__SHORT EXERCISE__
Search the listing below for the string "standalone" and copy every line where it occurs.

__SUPPLIED MATERIAL__
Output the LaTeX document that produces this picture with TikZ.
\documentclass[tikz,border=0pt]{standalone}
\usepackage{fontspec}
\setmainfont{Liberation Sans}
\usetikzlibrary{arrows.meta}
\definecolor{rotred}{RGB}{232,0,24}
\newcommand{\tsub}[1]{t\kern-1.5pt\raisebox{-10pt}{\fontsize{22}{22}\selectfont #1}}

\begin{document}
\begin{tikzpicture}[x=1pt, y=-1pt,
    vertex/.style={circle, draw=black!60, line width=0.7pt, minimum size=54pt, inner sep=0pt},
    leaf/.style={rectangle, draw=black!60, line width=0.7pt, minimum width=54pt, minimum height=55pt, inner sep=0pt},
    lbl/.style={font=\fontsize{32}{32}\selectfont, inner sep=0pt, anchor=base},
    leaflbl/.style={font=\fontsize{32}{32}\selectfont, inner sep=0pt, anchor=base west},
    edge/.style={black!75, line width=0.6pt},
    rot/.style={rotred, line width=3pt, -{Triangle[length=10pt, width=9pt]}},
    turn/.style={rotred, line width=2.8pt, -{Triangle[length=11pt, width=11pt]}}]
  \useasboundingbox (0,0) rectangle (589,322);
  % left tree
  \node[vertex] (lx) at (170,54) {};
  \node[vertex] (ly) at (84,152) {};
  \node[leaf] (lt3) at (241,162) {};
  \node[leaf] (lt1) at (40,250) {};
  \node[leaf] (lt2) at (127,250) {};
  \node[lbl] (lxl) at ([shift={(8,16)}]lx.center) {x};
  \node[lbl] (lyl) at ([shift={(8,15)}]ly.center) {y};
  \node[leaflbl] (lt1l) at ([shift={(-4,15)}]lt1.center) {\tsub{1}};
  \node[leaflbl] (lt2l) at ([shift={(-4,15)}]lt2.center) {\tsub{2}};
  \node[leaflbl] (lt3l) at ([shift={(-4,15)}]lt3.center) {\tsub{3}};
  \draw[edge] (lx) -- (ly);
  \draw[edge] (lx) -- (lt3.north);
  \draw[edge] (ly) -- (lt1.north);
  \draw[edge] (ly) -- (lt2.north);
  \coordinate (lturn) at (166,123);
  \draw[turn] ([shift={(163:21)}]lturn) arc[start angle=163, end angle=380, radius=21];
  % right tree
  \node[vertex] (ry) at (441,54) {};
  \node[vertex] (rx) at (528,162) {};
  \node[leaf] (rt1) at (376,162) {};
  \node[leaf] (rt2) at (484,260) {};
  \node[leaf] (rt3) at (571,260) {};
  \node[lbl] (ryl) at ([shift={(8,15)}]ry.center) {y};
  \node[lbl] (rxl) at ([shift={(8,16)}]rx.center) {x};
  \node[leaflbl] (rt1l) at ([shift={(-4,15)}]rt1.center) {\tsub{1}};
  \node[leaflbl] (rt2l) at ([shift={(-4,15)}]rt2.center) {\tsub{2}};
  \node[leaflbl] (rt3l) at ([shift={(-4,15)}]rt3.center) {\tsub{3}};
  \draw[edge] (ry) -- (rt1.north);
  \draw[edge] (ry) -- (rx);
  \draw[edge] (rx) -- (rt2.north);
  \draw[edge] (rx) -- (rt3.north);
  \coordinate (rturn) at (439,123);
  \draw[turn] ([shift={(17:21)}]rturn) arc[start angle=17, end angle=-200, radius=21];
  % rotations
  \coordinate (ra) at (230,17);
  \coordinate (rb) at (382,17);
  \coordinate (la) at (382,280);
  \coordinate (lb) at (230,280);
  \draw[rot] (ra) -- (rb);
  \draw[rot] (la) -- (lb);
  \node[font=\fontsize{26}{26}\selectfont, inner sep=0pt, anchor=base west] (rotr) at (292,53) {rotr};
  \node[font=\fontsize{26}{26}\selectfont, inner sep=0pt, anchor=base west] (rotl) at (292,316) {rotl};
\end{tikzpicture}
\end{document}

==

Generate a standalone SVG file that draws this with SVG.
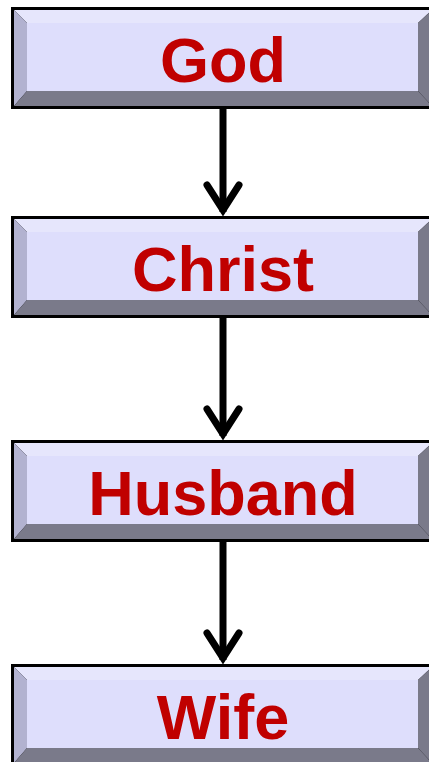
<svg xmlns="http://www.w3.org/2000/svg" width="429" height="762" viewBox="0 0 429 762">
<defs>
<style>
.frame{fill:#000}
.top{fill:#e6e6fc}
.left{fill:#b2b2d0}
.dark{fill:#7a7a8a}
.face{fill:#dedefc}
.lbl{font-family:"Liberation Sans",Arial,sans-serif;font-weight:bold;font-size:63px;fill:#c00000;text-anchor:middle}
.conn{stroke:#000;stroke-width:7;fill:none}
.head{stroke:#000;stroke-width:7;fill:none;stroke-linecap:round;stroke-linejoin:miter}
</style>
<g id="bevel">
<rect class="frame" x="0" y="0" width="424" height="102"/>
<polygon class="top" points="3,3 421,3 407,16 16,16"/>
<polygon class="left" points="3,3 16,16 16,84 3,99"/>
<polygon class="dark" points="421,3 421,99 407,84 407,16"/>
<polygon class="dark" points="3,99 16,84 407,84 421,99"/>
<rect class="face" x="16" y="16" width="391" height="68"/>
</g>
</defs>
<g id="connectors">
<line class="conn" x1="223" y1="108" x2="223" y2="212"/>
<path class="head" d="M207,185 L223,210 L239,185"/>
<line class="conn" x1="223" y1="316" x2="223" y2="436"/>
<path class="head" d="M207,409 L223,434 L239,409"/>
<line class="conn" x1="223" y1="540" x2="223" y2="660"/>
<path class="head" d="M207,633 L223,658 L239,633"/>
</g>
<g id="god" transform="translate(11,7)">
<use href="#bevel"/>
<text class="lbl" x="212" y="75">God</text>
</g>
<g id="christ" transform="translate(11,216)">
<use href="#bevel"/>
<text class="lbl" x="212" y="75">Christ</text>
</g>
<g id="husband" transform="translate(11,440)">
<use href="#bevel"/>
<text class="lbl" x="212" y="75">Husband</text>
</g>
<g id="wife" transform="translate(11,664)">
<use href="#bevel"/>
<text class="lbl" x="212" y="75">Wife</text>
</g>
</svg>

__RESPONSE TO THE EXERCISE__
\documentclass[tikz,border=0pt]{standalone}
Generate a standalone SVG file that draws this with SVG.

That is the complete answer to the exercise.